Tony Awards Site Connects Ticket BuyersTony Awards Site Connects Ticket Buyers
The theater industry generally has been loath to dally with the dot-coms, but it's slowly coming around.
Unlike its movie, television, and music brethren, the theater industry hasn't exactly put the Internet to good use in supporting productions. One exception is how producers of the industry's annual Tony Awards show use the Web. The show's site, tonyawards.com, adds new wrinkles each year, and this year is no exception.
Easily the most significant addition this year is the introduction of ticket sales; every nominee is linked to a site where people can buy tickets for that show.
Show producers had resisted the addition in the past in an effort to keep the site from becoming a sales channel. The potential, however, to beef up ticket sales by simplifying the experience for potential theater-goers finally proved too tempting. "Frankly, that's what the Internet does well," says Ben Pesner, the site's content producer.

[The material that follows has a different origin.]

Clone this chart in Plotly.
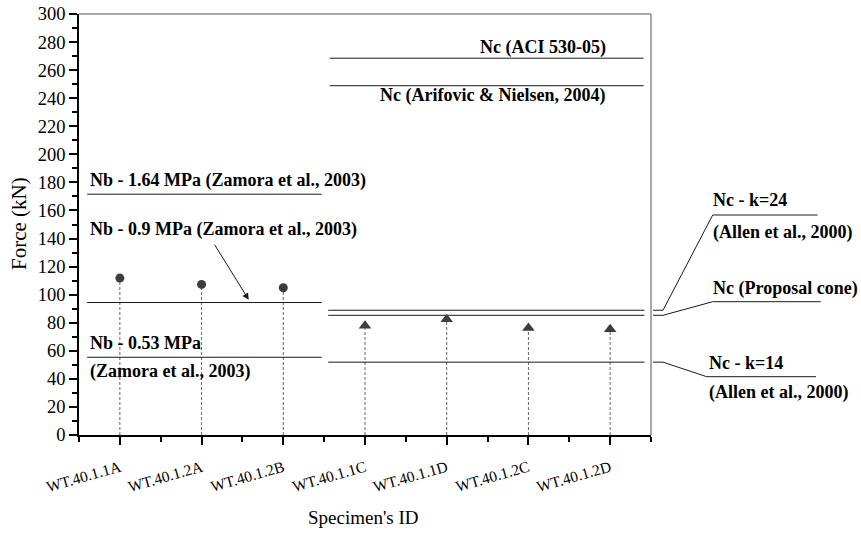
import plotly.graph_objects as go

# ---------------- data ----------------
categories = ["WT.40.1.1A", "WT.40.1.2A", "WT.40.1.2B", "WT.40.1.1C",
              "WT.40.1.1D", "WT.40.1.2C", "WT.40.1.2D"]
circle_idx = [1, 2, 3]
circle_values = [111.8, 107.3, 104.9]
triangle_idx = [4, 5, 6, 7]
triangle_values = [77.8, 82.5, 76.3, 75.4]

nb_names = ["Nb - 1.64 MPa", "Nb - 0.9 MPa", "Nb - 0.53 MPa"]
nb_values = [171.6, 94.4, 55.4]
nc_top_names = ["Nc (ACI 530-05)", "Nc (Arifovic & Nielsen, 2004)"]
nc_top_values = [268.5, 248.9]
nc_side_names = ["Nc - k=24", "Nc (Proposal cone)", "Nc - k=14"]
nc_side_values = [88.9, 85.3, 51.9]

FONT = "Liberation Serif, Times New Roman, DejaVu Serif, serif"
INK = "#1a1a1a"
MARK = "#3d3d3d"

# page geometry (pixels); body margin removed by post_script
W, H = 861, 535
PX0, PX1 = 79, 651      # plot area, page coords
PY0, PY1 = 14, 435
ML, MT = PX0, PY0
PW, PH = PX1 - PX0, PY1 - PY0
MR = W - ML - PW
MB = H - MT - PH
YMAX = 300.0


def px_x(px):
    return (px - PX0) / PW


def px_y(py):
    return (PY1 - py) / PH


def val_y(v):
    return v / YMAX


fig = go.Figure()

# dashed stems
sx, sy = [], []
for i, v in zip(circle_idx + triangle_idx, circle_values + triangle_values):
    sx += [i, i, None]
    sy += [0, v, None]
fig.add_trace(go.Scatter(x=sx, y=sy, mode="lines",
                         line=dict(color="#666666", width=1, dash="3px,2px"),
                         hoverinfo="skip", showlegend=False))


def hline(x0, x1, v):
    fig.add_trace(go.Scatter(x=[x0, x1], y=[v, v], mode="lines",
                             line=dict(color=INK, width=1),
                             hoverinfo="skip", showlegend=False))


for v in nb_values:
    hline(0.6, 3.47, v)
for v in nc_top_values:
    hline(3.57, 7.41, v)
for v in nc_side_values:
    hline(3.55, 7.42, v)

# markers
fig.add_trace(go.Scatter(x=circle_idx, y=circle_values, mode="markers",
                         marker=dict(symbol="circle", size=9, color=MARK),
                         showlegend=False))
fig.add_trace(go.Scatter(x=triangle_idx, y=triangle_values, mode="markers",
                         marker=dict(symbol="triangle-up", size=11, color=MARK),
                         showlegend=False))

ann = []
TF = dict(family=FONT, size=18, color="#000000")


def label(x, y, text, xanchor="left", xref="x", yref="y"):
    ann.append(dict(x=x, y=y, xref=xref, yref=yref, text="<b>%s</b>" % text,
                    showarrow=False, xanchor=xanchor, yanchor="middle", font=TF))


label(0.61, 181.7, nb_names[0] + " (Zamora et al., 2003)")
label(0.61, 146.1, nb_names[1] + " (Zamora et al., 2003)")
label(0.61, 65.6, nb_names[2])
label(0.61, 45.6, "(Zamora et al., 2003)")
label(6.975, 275.8, nc_top_names[0], xanchor="right")
label(6.96, 241.6, nc_top_names[1], xanchor="right")

# arrow for 0.9 MPa
ann.append(dict(x=2.577, y=96.4, xref="x", yref="y", ax=2.148, ay=136.7,
                axref="x", ayref="y", showarrow=True, arrowhead=2,
                arrowsize=1.3, arrowwidth=1, arrowcolor=INK, text=""))

# side connectors and labels (outside plot)
shapes = []
side_targets = [(712.7, 215, 817.7), (712.7, 301.7, 820.7), (706.7, 376.7, 816)]
for v, (xd, yd, xe) in zip(nc_side_values, side_targets):
    yv = val_y(v)
    path = "M %f,%f L %f,%f L %f,%f L %f,%f" % (
        px_x(653), yv, px_x(663), yv, px_x(xd), px_y(yd), px_x(xe), px_y(yd))
    shapes.append(dict(type="path", path=path, xref="paper", yref="paper",
                       line=dict(color=INK, width=1)))

label(px_x(711), px_y(200), nc_side_names[0], xref="paper", yref="paper")
label(px_x(711), px_y(233), "(Allen et al., 2000)", xref="paper", yref="paper")
label(px_x(711), px_y(288), nc_side_names[1], xref="paper", yref="paper")
label(px_x(707), px_y(363), nc_side_names[2], xref="paper", yref="paper")
label(px_x(707), px_y(392), "(Allen et al., 2000)", xref="paper", yref="paper")

# top and right frame (gray)
shapes.append(dict(type="line", xref="paper", yref="paper", x0=0, x1=1, y0=1, y1=1,
                   line=dict(color="#8c8c8c", width=1.5)))
shapes.append(dict(type="line", xref="paper", yref="paper", x0=1, x1=1, y0=0, y1=1,
                   line=dict(color="#8c8c8c", width=1.5)))

# axis titles
ann.append(dict(x=px_x(363), y=px_y(517), xref="paper", yref="paper",
                text="Specimen's ID", showarrow=False, xanchor="center",
                yanchor="middle", font=dict(family=FONT, size=19, color="#000")))
ann.append(dict(x=px_x(19), y=px_y(224), xref="paper", yref="paper",
                text="Force (kN)", showarrow=False, xanchor="center",
                yanchor="middle", textangle=-90,
                font=dict(family=FONT, size=21, color="#000")))

fig.update_layout(
    width=W, height=H,
    margin=dict(l=ML, r=MR, t=MT, b=MB, autoexpand=False),
    plot_bgcolor="white", paper_bgcolor="white",
    font=dict(family=FONT),
    annotations=ann, shapes=shapes,
    showlegend=False,
    hovermode=False,
    xaxis=dict(range=[0.5, 7.5], tickmode="array",
               tickvals=list(range(1, len(categories) + 1)),
               ticktext=categories, tickangle=-16,
               ticks="outside", ticklen=8, tickwidth=1.5, tickcolor="#000",
               minor=dict(tickmode="array",
                          tickvals=[i + 0.5 for i in range(0, len(categories) + 1)],
                          ticks="outside", ticklen=5, tickwidth=1.5, tickcolor="#000"),
               showline=True, linecolor="#000", linewidth=1.5,
               showgrid=False, zeroline=False, ticklabelstandoff=8,
               ticklabeloverflow="allow",
               tickfont=dict(family=FONT, size=15.5, color="#000")),
    yaxis=dict(range=[0, YMAX], dtick=20, tick0=0,
               ticks="outside", ticklen=8, tickwidth=1.5, tickcolor="#000",
               minor=dict(dtick=10, ticks="outside", ticklen=5,
                          tickwidth=1.5, tickcolor="#000"),
               showline=True, linecolor="#000", linewidth=1.5,
               showgrid=False, zeroline=False, ticklabelstandoff=0,
               ticklabeloverflow="allow",
               tickfont=dict(family=FONT, size=18.5, color="#000")),
)

fig.write_html(
    "out.html",
    config={"displayModeBar": False},
    post_script="document.body.style.margin='0';document.body.style.overflow='hidden';",
)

Producers also didn't want people to search for tickets and end up dealing with ticket brokers, Pesner says.
Tonyawards.com won't process ticket purchases, but rather will route buyers to popular ticket sites via a pop-up window to prevent fans from leaving the Tony Awards site.

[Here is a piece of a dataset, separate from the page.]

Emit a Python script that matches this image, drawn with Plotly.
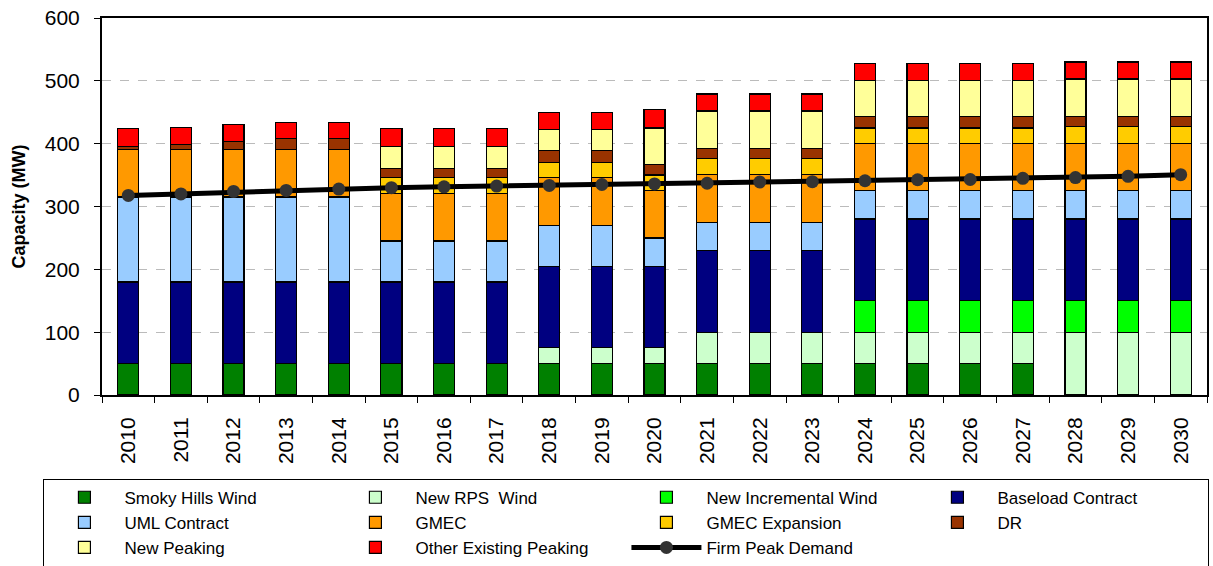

Also new to the site this year are links to the Internet Broadway Database (ibdb.com--no relation to the Internet Movie Database, imdb.com), where abundant information can be found about nominated shows, performers, and technicians.

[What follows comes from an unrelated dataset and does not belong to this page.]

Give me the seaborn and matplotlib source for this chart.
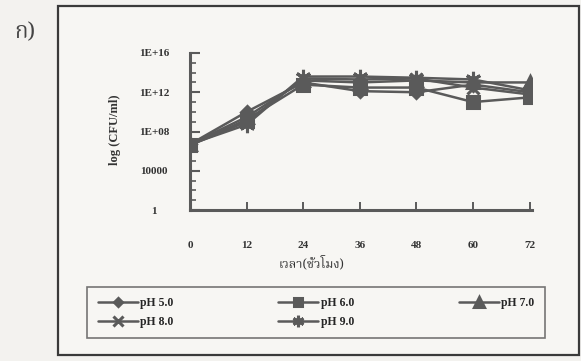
import matplotlib
matplotlib.use("Agg")
import matplotlib.pyplot as plt
import matplotlib.ticker as mticker
from matplotlib import font_manager
import numpy as np
import pandas as pd
import seaborn as sns

hours = [0, 12, 24, 36, 48, 60, 72]
ph50 = [5.0e6, 1.0e10, 1.0e13, 1.3e12, 1.0e12, 6.0e12, 1.0e12]
ph60 = [4.0e6, 1.6e9, 6.0e12, 3.0e12, 3.0e12, 1.0e11, 3.0e11]
ph70 = [5.0e6, 3.0e9, 1.6e13, 1.0e13, 1.6e13, 1.0e13, 1.0e13]
ph80 = [4.0e6, 1.0e9, 2.5e13, 2.0e13, 2.5e13, 3.0e12, 6.0e11]
ph90 = [5.0e6, 5.0e8, 4.0e13, 4.0e13, 3.0e13, 2.0e13, 1.6e12]
series_names = ["pH 5.0", "pH 6.0", "pH 7.0", "pH 8.0", "pH 9.0"]
y_ticks = [1, 1e4, 1e8, 1e12, 1e16]
y_ticklabels = ["1", "10000", "1E+08", "1E+12", "1E+16"]
x_label = "เวลา(ชั่วโมง)"
y_label = "log (CFU/ml)"
panel_label = "ก)"

rows = []
for name, vals in zip(series_names, [ph50, ph60, ph70, ph80, ph90]):
    for h, v in zip(hours, vals):
        rows.append({"hour": h, "cfu": v, "series": name})
df = pd.DataFrame(rows)

sns.set_theme(style="white")
names = {f.name for f in font_manager.fontManager.ttflist}
thai_fams = [n for n in names if "Thai" in n]
serif = ["Liberation Serif", "DejaVu Serif"]
thai = thai_fams + ["Noto Sans", "DejaVu Sans"]

fig = plt.figure(figsize=(5.81, 3.61), dpi=100)
fig.patch.set_facecolor("#f3f2ef")
# outer frame
frame = plt.Rectangle((58 / 581, 6 / 361), 521 / 581, 349 / 361, transform=fig.transFigure,
                      fill=True, facecolor="#f7f6f3", edgecolor="#3a3a3a", linewidth=1.6,
                      zorder=-5)
fig.patches.append(frame)

ax = fig.add_axes([190 / 581, 1 - 210 / 361, 342 / 581, 157 / 361])
ax.set_zorder(2)
ax.patch.set_alpha(0)
col = "#5a5a5a"
markers = {"pH 5.0": "D", "pH 6.0": "s", "pH 7.0": "^", "pH 8.0": "x", "pH 9.0": (6, 2, 0)}
sizes = {"pH 5.0": 6, "pH 6.0": 8, "pH 7.0": 9, "pH 8.0": 9, "pH 9.0": 11}
for name in series_names:
    sub = df[df.series == name]
    sns.lineplot(data=sub, x="hour", y="cfu", ax=ax, color=col, linewidth=1.8,
                 marker=markers[name], markersize=sizes[name], markeredgewidth=2.2,
                 markeredgecolor=col, markerfacecolor=col, label=name, legend=False)

ax.set_yscale("log")
ax.set_ylim(1, 1e16)
ax.set_xlim(0, 72.5)
ax.set_yticks(y_ticks)
ax.set_yticklabels(y_ticklabels, fontsize=8, fontweight="bold", family=serif, color="#333",
                   ha="center")
ax.yaxis.set_minor_locator(mticker.FixedLocator([10.0 ** k for k in range(17)]))
ax.yaxis.set_minor_formatter(mticker.NullFormatter())
ax.set_xticks(hours)
ax.set_xticklabels([str(h) for h in hours], fontsize=8, fontweight="bold", family=serif, color="#333")
ax.tick_params(axis="x", which="major", bottom=True, direction="in", length=6, width=1.4,
               color=col, pad=22)
ax.tick_params(axis="x", which="minor", bottom=False)
ax.tick_params(axis="y", which="major", left=True, direction="in", length=7, width=1.5,
               color=col, pad=26)
ax.tick_params(axis="y", which="minor", left=True, direction="in", length=4, width=1.2, color=col)
for s in ["top", "right"]:
    ax.spines[s].set_visible(False)
for s in ["left", "bottom"]:
    ax.spines[s].set_color(col)
    ax.spines[s].set_linewidth(2.2)
ax.set_xlabel("")
ax.set_ylabel("")
fig.text(115 / 581, 1 - 130 / 361, y_label, rotation=90, ha="center", va="center",
         fontsize=9, fontweight="bold", family=serif, color="#333")

fig.text(312 / 581, 1 - 263 / 361, x_label, ha="center", va="center", fontsize=9,
         family=thai, color="#333")
fig.text(25 / 581, 1 - 32 / 361, panel_label, ha="center", va="center", fontsize=16,
         family=thai, color="#444")

handles, labels = ax.get_legend_handles_labels()
order = [0, 3, 1, 4, 2]
leg = fig.legend([handles[i] for i in order], [labels[i] for i in order], ncol=3, loc="center",
                 bbox_to_anchor=(87 / 581, 1 - 342 / 361, 458 / 581, 59 / 361), mode="expand",
                 frameon=True, fancybox=False, edgecolor="#555", facecolor="#f7f6f3",
                 prop={"family": serif, "size": 8.5, "weight": "bold"},
                 handlelength=3.4, columnspacing=3, borderpad=0.9, labelspacing=0.55,
                 handletextpad=0.2, markerscale=0.75, borderaxespad=0)
leg.get_frame().set_linewidth(1.2)
leg._legend_box.align = "left"

fig.savefig("out.png", dpi=100, facecolor=fig.get_facecolor())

The new feature augments the site's returning elements--the most popular being a rundown of the craziest examples of Tony parties being hosted by fans, which will go up on the site in the days before the show.
"If past years are a guide, you'll find some pretty funky and eccentric things," Pesner promises. The site again will offer an exclusive Webcast of the first six awards--technical categories that are not part of the TV broadcast, which will be hosted by Marissa Jaret Winokur, last year's winner as best actress in a musical for her performance in Hairspray. Other returning features include Tony memories (video clips of interviews with past and current winners) and fan polls.
Underlying the site is a number of IBM WebSphere middleware products--an application server for overall site support; a portal-content publishing tool for posting real-time results, news, photos, and interviews; and a business-integration-event component that runs the site's daily polls.